Chapter 6 - Statistical Data

Question 1

We collect data from ___________ and use them to ____________.

Answer 1

real world experiences, draw conclusions

Question 2

We choose a ___________ to study, collect measurements from a small representative subset or ________ of that population, then apply our findings back to the larger population to assess if they ____.

Answer 2

population, sample, and fit.

Question 3

What is a simple model?

Answer 3

An average or a mean

Question 4

What is one way to calculate a simple model?

Answer 4

Calculate an average, then look at the difference between each data point and the average value.

Question 5

How can we observe how well our data fits the model?

Answer 5

Take the sum of the squared differences (Standard Deviation)

Question 6

How do you quantify model accuracy?

Answer 6

Model + Error

Question 7

What does the frequency distribution indicate in the deviation around the average?
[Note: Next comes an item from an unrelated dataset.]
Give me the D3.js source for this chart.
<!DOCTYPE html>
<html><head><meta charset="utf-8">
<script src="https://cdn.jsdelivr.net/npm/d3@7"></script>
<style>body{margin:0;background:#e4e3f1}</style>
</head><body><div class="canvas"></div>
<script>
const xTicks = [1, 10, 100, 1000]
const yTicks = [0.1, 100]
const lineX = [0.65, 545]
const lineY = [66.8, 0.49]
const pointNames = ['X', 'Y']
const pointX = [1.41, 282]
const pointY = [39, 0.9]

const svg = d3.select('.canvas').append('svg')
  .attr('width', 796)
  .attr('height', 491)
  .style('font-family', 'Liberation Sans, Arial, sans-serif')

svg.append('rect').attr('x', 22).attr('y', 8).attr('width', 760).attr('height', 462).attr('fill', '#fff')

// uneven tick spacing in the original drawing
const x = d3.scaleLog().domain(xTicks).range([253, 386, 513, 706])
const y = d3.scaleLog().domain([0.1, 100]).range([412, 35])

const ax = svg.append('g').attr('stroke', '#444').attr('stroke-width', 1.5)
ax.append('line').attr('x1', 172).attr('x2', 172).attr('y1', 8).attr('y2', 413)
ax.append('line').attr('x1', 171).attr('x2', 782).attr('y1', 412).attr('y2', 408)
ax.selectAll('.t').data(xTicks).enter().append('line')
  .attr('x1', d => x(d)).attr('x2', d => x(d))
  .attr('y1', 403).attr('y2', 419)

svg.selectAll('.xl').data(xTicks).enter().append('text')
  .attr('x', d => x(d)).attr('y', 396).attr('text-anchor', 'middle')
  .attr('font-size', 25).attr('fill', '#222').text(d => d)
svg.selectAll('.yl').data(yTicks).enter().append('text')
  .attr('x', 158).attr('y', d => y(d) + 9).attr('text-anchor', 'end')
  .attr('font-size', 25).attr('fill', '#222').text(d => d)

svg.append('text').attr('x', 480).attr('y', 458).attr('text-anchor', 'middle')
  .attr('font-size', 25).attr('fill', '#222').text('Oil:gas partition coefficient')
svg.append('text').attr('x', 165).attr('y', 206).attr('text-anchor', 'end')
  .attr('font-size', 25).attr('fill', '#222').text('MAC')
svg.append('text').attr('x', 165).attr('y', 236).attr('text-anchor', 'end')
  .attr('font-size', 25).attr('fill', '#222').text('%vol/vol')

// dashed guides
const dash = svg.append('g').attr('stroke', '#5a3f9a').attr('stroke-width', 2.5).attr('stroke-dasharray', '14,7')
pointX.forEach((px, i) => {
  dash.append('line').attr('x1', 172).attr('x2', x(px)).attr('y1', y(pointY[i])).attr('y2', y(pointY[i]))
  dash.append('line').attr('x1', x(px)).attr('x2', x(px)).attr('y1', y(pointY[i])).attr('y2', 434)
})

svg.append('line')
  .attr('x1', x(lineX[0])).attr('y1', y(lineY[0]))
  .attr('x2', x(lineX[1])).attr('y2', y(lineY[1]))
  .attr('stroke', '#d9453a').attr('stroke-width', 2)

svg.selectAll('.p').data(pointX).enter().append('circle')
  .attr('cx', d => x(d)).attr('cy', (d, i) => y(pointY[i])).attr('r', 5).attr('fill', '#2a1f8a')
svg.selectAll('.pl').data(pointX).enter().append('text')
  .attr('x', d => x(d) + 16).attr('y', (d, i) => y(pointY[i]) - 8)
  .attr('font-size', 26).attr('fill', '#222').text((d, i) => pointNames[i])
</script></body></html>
There are two main take-aways

Answer 7

• Flat Distribution = More deviation
• Skewed Distribution = a few outliers pulling the average up or down

Question 8

What does the Standard Deviation measure?

Answer 8

The amount of variation among the individuals you sampled.

Question 9

How does the Standard Deviation measure variation among variables?

Answer 9

By comparing the values / measurements of each value to the mean of all values.

Question 10

How do you retrieve the Standard Error?

Answer 10

1. Take a bunch of subsamples
2. Calculate the mean of each subsamples
3. Calculate the standard deviation of the subsample means

Question 11

What is a Confidence Interval?

Answer 11

Calculating the top and bottom levels within which a measurement will fall 95% of the time.

Question 12

What do we use to find the Confidence Intervals?

Answer 12

A formula to calculate the range of values in which 95% of the actual measurements occur.

Question 13

What do Confidence Intervals indicate?

Answer 13

Being 95% sure that the true population means that 95% of your population will fall within that range.

Question 14

What is the equation of the simplest model?

Answer 14

Linear Model: y = mx + b

Question 15

True or False: Not all relationships can be modelled well using a straight line.

Answer 15

True

Question 16

What are the stages of constructing a Model?

Answer 16

1. Stating a Problem
2. Developing a Hypothesis about a population
3. Make a prediction
4. Collect data from sample
5. Fit a model to the data points
6. Test how well model represents

Question 17

What does it mean if a model does not explain variation (relationships) between data points very well?

Answer 17

We have less confidence bin that model to predict what’s going on in the broader population.

Question 18

What are two ways to compare means?

Answer 18

1. Independent Sample T-Tests
2. Analysis of Variance (ANOVA)

Question 19

What does ANOVA stand for?

Answer 19

Analysis of Variance

Question 20

Which method of comparing means takes “two groups that are independent of each other”?

Answer 20

Independent Sample T-Test

Question 21

Which method of comparing means takes “more than two groups”?

Answer 21

Analysis of Variance

Question 22

When comparing means, how can you determine whether the difference between the means is “real”?

Answer 22

By analyzing the p-value.

Question 23

What does the p-value indicate in comparing differences in means?

Answer 23

It incorporates
- the magnitude of difference in means
- the sample size within each group, and
- the variation of values in each group to make its judgement

Question 24

The __________ tells you whether the difference between groups is probably just a function of random chance or whether it’s something that likely holds true throughout the population.

Answer 24

p-value

Question 25

How can you test whether two numeric variables are significantly related to one another?

Answer 25

By using a correlation coefficient or linear regression analysis.